Avez-vous songé à faire la politique pour porter haut votre combat ?

Je fais de la politique, la participation à la vie de la cité. Mais est-ce que j’irai un jour sur le terrain institutionnel ? C’est une possibilité. A titre d’exemple, lors des dernières élections législatives un peu tronquées au Benin, le seul parti de l’opposition qui a pu se présenter, les FCBE (Forces cauris pour un Bénin émergent, ndlr) m’avait proposé d’être dans les postes à responsabilité parmi les candidatures et j’avais refusé. J’estime que nous sommes dans une démarche où nous devront prendre le temps. Je ne suis ni de l’opposition ni du pouvoir, nous sommes une troisième voix qui va au-delà de cette dichotomie.

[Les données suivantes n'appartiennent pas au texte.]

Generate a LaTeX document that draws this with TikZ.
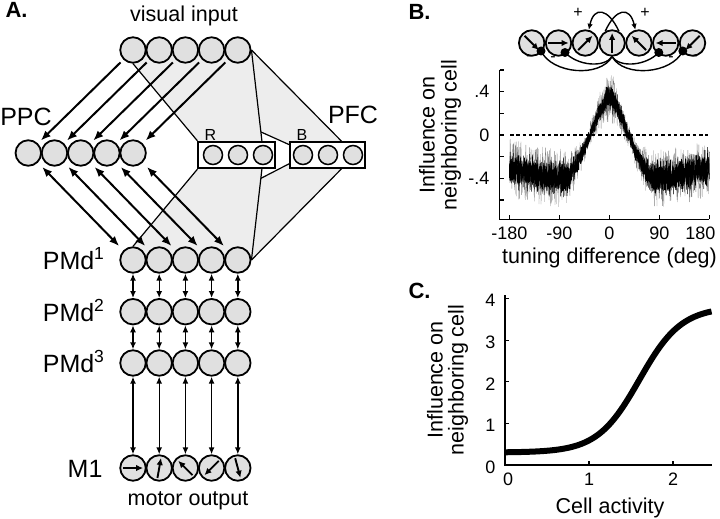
\documentclass[tikz,border=0pt]{standalone}
\usepackage{fontspec}
\setmainfont{Liberation Sans}
\usetikzlibrary{arrows.meta,calc,backgrounds}
\definecolor{cellgray}{gray}{0.88}
\definecolor{shadegray}{gray}{0.93}
\begin{document}
\begin{tikzpicture}[x=1pt,y=-1pt,
  font=\fontsize{21.5}{24}\selectfont,
  cell/.style={circle,draw,line width=1.8pt,fill=cellgray,minimum size=25.5pt,inner sep=0pt},
  smallcell/.style={circle,draw,line width=1.5pt,fill=cellgray,minimum size=19pt,inner sep=0pt},
  boxlayer/.style={draw,line width=1.8pt,fill=white,minimum height=26.6pt,inner sep=0pt},
  bigarrow/.style={line width=2pt,-{Latex[length=10pt,width=8pt]}},
  bigdarrow/.style={line width=2pt,{Latex[length=10pt,width=8pt]}-{Latex[length=10pt,width=8pt]}},
  smalldarrow/.style={line width=1.4pt,{Latex[length=7pt,width=6pt]}-{Latex[length=7pt,width=6pt]}},
  inarrow/.style={line width=1.9pt,-{Latex[length=7pt,width=6.5pt]}},
  netarrow/.style={line width=1.4pt,-{Latex[length=6pt,width=5.5pt]}},
  netline/.style={line width=1.4pt},
  thinline/.style={line width=1.2pt},
  axisline/.style={line width=1.2pt},
  biglabel/.style={font=\fontsize{25}{28}\selectfont},
  ticklabel/.style={font=\fontsize{18}{20}\selectfont},
  smalllabel/.style={font=\fontsize{16}{18}\selectfont},
  panel/.style={font=\fontsize{22}{24}\selectfont\bfseries},
  inhdot/.style={circle,fill=black,inner sep=0pt,minimum size=9pt},
  declare function={
    fb(\t)=0.4*exp(-(\t/45)^2)+0.4*max(0,1-abs(\t)/75)-0.44+0.14*(abs(\t)/180)^2;
    amp(\t)=0.07+0.11*min(1,abs(abs(\t)-37)/45);
    sig(\t)=0.3+3.5/(1+exp(-(\t-1.6)/0.25));
  }
]
\useasboundingbox (0,0) rectangle (720,519);

% ---------------- Panel A ----------------
\node[panel,anchor=base west] (labA) at (2,18) {A.};
\node[anchor=base] (vislab) at (184,21.7) {visual input};
\node[anchor=base] (motlab) at (188,505) {motor output};
\node[biglabel,anchor=base] (ppclab) at (26,125) {PPC};
\node[biglabel,anchor=base] (pfclab) at (353,123) {PFC};
\node[biglabel,anchor=base east] (pmdalab) at (108,269) {PMd\textsuperscript{1}};
\node[biglabel,anchor=base east] (pmdblab) at (108,321) {PMd\textsuperscript{2}};
\node[biglabel,anchor=base east] (pmdclab) at (108,372) {PMd\textsuperscript{3}};
\node[biglabel,anchor=base east] (m1lab) at (106,477) {M1};

\foreach \i [evaluate=\i as \xx using {133+26.2*(\i-1)}] in {1,...,5} {
  \node[cell] (v\i) at (\xx,50) {};
  \node[cell] (q\i) at (\xx-104.7,153) {};
  \node[cell] (pa\i) at (\xx,260) {};
  \node[cell] (pb\i) at (\xx,311.7) {};
  \node[cell] (pc\i) at (\xx,363) {};
  \node[cell] (m\i) at (\xx,468) {};
}

% R and B boxes
\node[boxlayer,minimum width=76.7pt] (Rbox) at (236.65,155) {};
\node[boxlayer,minimum width=75pt] (Bbox) at (327.5,155) {};
\node[smallcell] (ra) at (213,155) {};
\node[smallcell] (rb) at (238,155) {};
\node[smallcell] (rc) at (263,155) {};
\node[smallcell] (ba) at (303,155) {};
\node[smallcell] (bb) at (328,155) {};
\node[smallcell] (bc) at (353,155) {};
\node[smalllabel,anchor=base west] (rlab) at (201,140) {R};
\node[smalllabel,anchor=base west] (blab) at (293,140) {B};

\coordinate (rtop) at (262,141.7);
\coordinate (rbot) at (262,168.3);
\coordinate (btop) at (342,141.7);
\coordinate (bbot) at (342,168.3);
\coordinate (ju) at (261,132);
\coordinate (jl) at (261,178.3);
\coordinate (bju) at (290,145);
\coordinate (bjl) at (290,163.3);

\begin{scope}[on background layer]
  \fill[shadegray] (v1.center) -- (v5.center) -- (v5.east) -- (btop) -- (Bbox.north west) -- (bju) -- (ju) -- (rtop) -- (Rbox.north west) -- (v1.south) -- cycle;
  \fill[shadegray] (pa1.center) -- (pa1.north) -- (Rbox.south west) -- (rbot) -- (jl) -- (bjl) -- (Bbox.south west) -- (bbot) -- (pa5.east) -- (pa5.center) -- cycle;
  \draw[thinline] (v1.south) -- (Rbox.north west);
  \draw[thinline] (v5.east) -- (rtop);
  \draw[thinline] (v5.east) -- (btop);
  \draw[thinline] (ju) -- (bju);
  \draw[thinline] (pa1.north) -- (Rbox.south west);
  \draw[thinline] (pa5.east) -- (rbot);
  \draw[thinline] (pa5.east) -- (bbot);
  \draw[thinline] (jl) -- (bjl);
\end{scope}

\foreach \i in {1,...,5} {
  \draw[bigarrow,shorten <=4pt,shorten >=4pt] (v\i.225) -- (q\i.45);
  \draw[bigdarrow,shorten <=6pt,shorten >=6pt] (q\i.-45) -- (pa\i.135);
  \draw[smalldarrow] (pa\i.south) -- (pb\i.north);
  \draw[smalldarrow] (pb\i.south) -- (pc\i.north);
  \draw[smalldarrow] (pc\i.south) -- (m\i.north);
}
\foreach \i/\a in {1/0,2/80,3/135,4/225,5/285} {
  \pgfmathtruncatemacro{\b}{mod(\a+180,360)}
  \draw[inarrow] ($(m\i.center)!0.74!(m\i.\b)$) -- ($(m\i.center)!0.74!(m\i.\a)$);
}

% ---------------- Panel B ----------------
\node[panel,anchor=base west] (labB) at (405,19.5) {B.};
\foreach \i/\a in {1/315,2/0,3/45,4/90,5/135,6/180,7/225} {
  \node[cell] (c\i) at ({531.7+26.8*(\i-1)},43) {};
  \pgfmathtruncatemacro{\b}{mod(\a+180,360)}
  \draw[inarrow] ($(c\i.center)!0.74!(c\i.\b)$) -- ($(c\i.center)!0.74!(c\i.\a)$);
}
\draw[netarrow] (c4.60) .. controls (608,8) and (594,6) .. (c3.75);
\draw[netarrow] (c4.120) .. controls (615.8,8) and (629.8,6) .. (c5.105);
\node[smalllabel] (plusl) at (578,13) {+};
\node[smalllabel] (plusr) at (645,13) {+};

\coordinate (d1p) at (541,51);
\coordinate (d2p) at (565,52.5);
\coordinate (d3p) at (658.8,52.5);
\coordinate (d4p) at (682.8,51);
\draw[netline] (c4.south) .. controls (604,68) and (578,66) .. (d2p);
\draw[netline] (c4.south) .. controls (600,78) and (552,74) .. (d1p);
\draw[netline] (c4.south) .. controls (619.8,68) and (645.8,66) .. (d3p);
\draw[netline] (c4.south) .. controls (623.8,78) and (671.8,74) .. (d4p);
\node[inhdot] (d1) at (d1p) {};
\node[inhdot] (d2) at (d2p) {};
\node[inhdot] (d3) at (d3p) {};
\node[inhdot] (d4) at (d4p) {};
\node[smalllabel] (m1s) at (529,58) {-};
\node[smalllabel] (m2s) at (553,59) {-};
\node[smalllabel] (m3s) at (671,59) {-};
\node[smalllabel] (m4s) at (695,58) {-};

% plot B
\draw[axisline] (499.5,70) -- (499.5,219.3) -- (709,219.3);
\foreach \v in {0.6,0.4,0.2,0,-0.2,-0.4,-0.6}
  \draw[axisline] (499.5,{135-108.3*\v}) -- ++(4,0);
\foreach \d in {-180,-90,0,90,180}
  \draw[axisline] ({609.3+0.5556*\d},219.3) -- ++(0,-4);
\node[ticklabel,anchor=east] (yb1) at (493,91.7) {.4};
\node[ticklabel,anchor=east] (yb2) at (493,135) {0};
\node[ticklabel,anchor=east] (yb3) at (493,178.3) {-.4};
\foreach \d/\t in {-180/-180,-90/-90,0/0,90/90}
  \node[ticklabel,anchor=base] at ({609.3+0.5556*\d},239.3) {\t};
\node[ticklabel,anchor=base east] (xb180) at (719,239.3) {180};
\node[anchor=base] (xlabB) at (609.5,263.3) {tuning difference (deg)};
\node[rotate=90] (ylabB1) at (427,135) {Influence on};
\node[rotate=90] (ylabB2) at (451,135) {neighboring cell};

\pgfmathsetseed{7}
\draw[line width=0.3pt,black!50] plot[domain=-180:180,samples=700,variable=\t]
  ({609.3+0.5556*\t},{135-108.3*(fb(\t)+1.5*amp(\t)*rand)});
\draw[line width=0.4pt,black] plot[domain=-180:180,samples=2400,variable=\t]
  ({609.3+0.5556*\t},{135-108.3*(fb(\t)+0.55*amp(\t)*(rand+rand))});
\draw[line width=0.5pt,black] plot[domain=-180:180,samples=1200,variable=\t]
  ({609.3+0.5556*\t},{135-108.3*(fb(\t)+0.6*amp(\t)*rand)});
\draw[line width=2.8pt,dash pattern=on 3.5pt off 2.8pt] (510,135) -- (708,135);

% ---------------- Panel C ----------------
\node[panel,anchor=base west] (labC) at (405,298) {C.};
\draw[axisline] (505,295) -- (505,465) -- (711.7,465);
\foreach \v in {1,2,3,4}
  \draw[axisline] (505,{465-41.6*\v}) -- ++(4,0);
\foreach \a in {1,2}
  \draw[axisline] ({505+84*\a},465) -- ++(0,-4);
\foreach \v in {1,2,3,4}
  \node[ticklabel,anchor=east] at (499,{467-41.6*\v}) {\v};
\node[ticklabel,anchor=east] (yc0) at (499,467) {0};
\node[ticklabel,anchor=base] (xc0) at (508,485) {0};
\node[ticklabel,anchor=base] (xc1) at (589,485) {1};
\node[ticklabel,anchor=base] (xc2) at (673,485) {2};
\node[anchor=base] (xlabC) at (610,513) {Cell activity};
\node[rotate=90] (ylabC1) at (435,380) {Influence on};
\node[rotate=90] (ylabC2) at (458,380) {neighboring cell};
\draw[line width=6pt] plot[domain=0:2.46,samples=120,smooth,variable=\t]
  ({505+84*\t},{465-41.6*sig(\t)});
\end{tikzpicture}
\end{document}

Nous essayons de poser un schéma qui va simplement de l’idéologie prépondérante de ce 21ème siècle, de la Russie à Cuba, l’Iran et partout, qui est le souverainisme. C’est notre ligne politique et pour l’instant nous exploitons ses idées, nous les diffusons, nous les matérialisons à travers la société civile qui nous laisse une liberté de ton malgré les répressions. Je n’ai que 39 ans, peut-être qu’il arrivera un temps où je me lancerai sur le terrain institutionnel, mais ce n’est même pas sûr que ce soit essentiel. Il y a des gens qui n’ont jamais été politiciens au sens institutionnel du terme qui ont beaucoup plus laissé une empreinte sur le monde.  Je nuance ma réflexion toujours là-dessus. C’est une hypothèse, mais certainement pas une thèse.